The engine braking map
In any vehicle with a combustion engine, letting go of the throttle to slow down or brake produces an effect known as "engine braking". We cannot directly control this effect under normal circumstances and it can destabilise the rear wheel of a motorbike, or even cause it to lock. Luckily, there is an electronic system to help to resolve this situation.
Engine braking happens when we let go of the throttle and the engine stops working. When the throttle butterfly is closed, the pistons are unable to draw in air. As they cannot fill the engine cylinders, this creates a manifold vacuum which impacts the back wheel. This retention causes the wheel to brake quickly.
To avoid this being a rough process that causes the bike to skid or the brakes to lock, we have the engine braking map, which comes into action when sensors detect that the throttle has been released. The motorbike's switchboard adjusts the map according to the pressure on the rear brake, the extension of the suspension, and the lean angle. With this data, the grip of the rear wheel is calculated and a series of actions take place to reduce the effect of engine braking. Some of the throttle butterflies open to let air in and minimize the effect of the vacuum, and some fuel may even be taken in to generate a small engine load.
Whenever the rider releases the throttle as they lean into a turn, this system kicks in. The process is deactivated when they start to accelerate again, coming out of the turn and straightening up the bike... But the ECU's work isn't over yet. Now, the anti-jerk system comes into play.
When a rider is going around a bend with 0% acceleration and starts to accelerate again, there is a problem: the sprockets have to be reactivated and move from neutral to pushing the motorbike forward. The chain and transmission system are not perfectly fixed, but are a little flexible. This causes a noticeable jerk effect when in use which can make the motorbike skid or even fall if it is on an incline or in a tricky position.
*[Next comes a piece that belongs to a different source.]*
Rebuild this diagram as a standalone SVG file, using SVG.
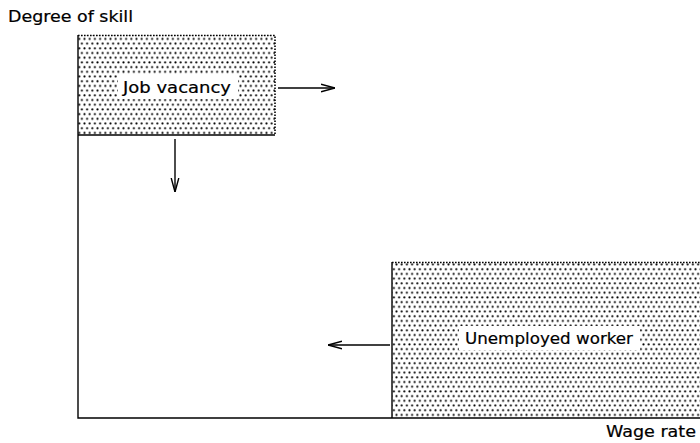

To avoid this, the anti-jerk system softens the impact as much as possible. The anti-jerk maps are simple and do not usually work for more than 50 milliseconds, just as the rider accelerates. The sensors that interact with this program also monitor the amount of gas that the rider uses, the speed of the back wheel, and the engine. If either of the latter two detects a sharp increase that would cause an excessive amount of jerking, the system adjusts the pressure on the motor by a certain percentage, which can sometimes reach 100%. All of this happens in the blink of an eye — just enough to soften the jerking movement.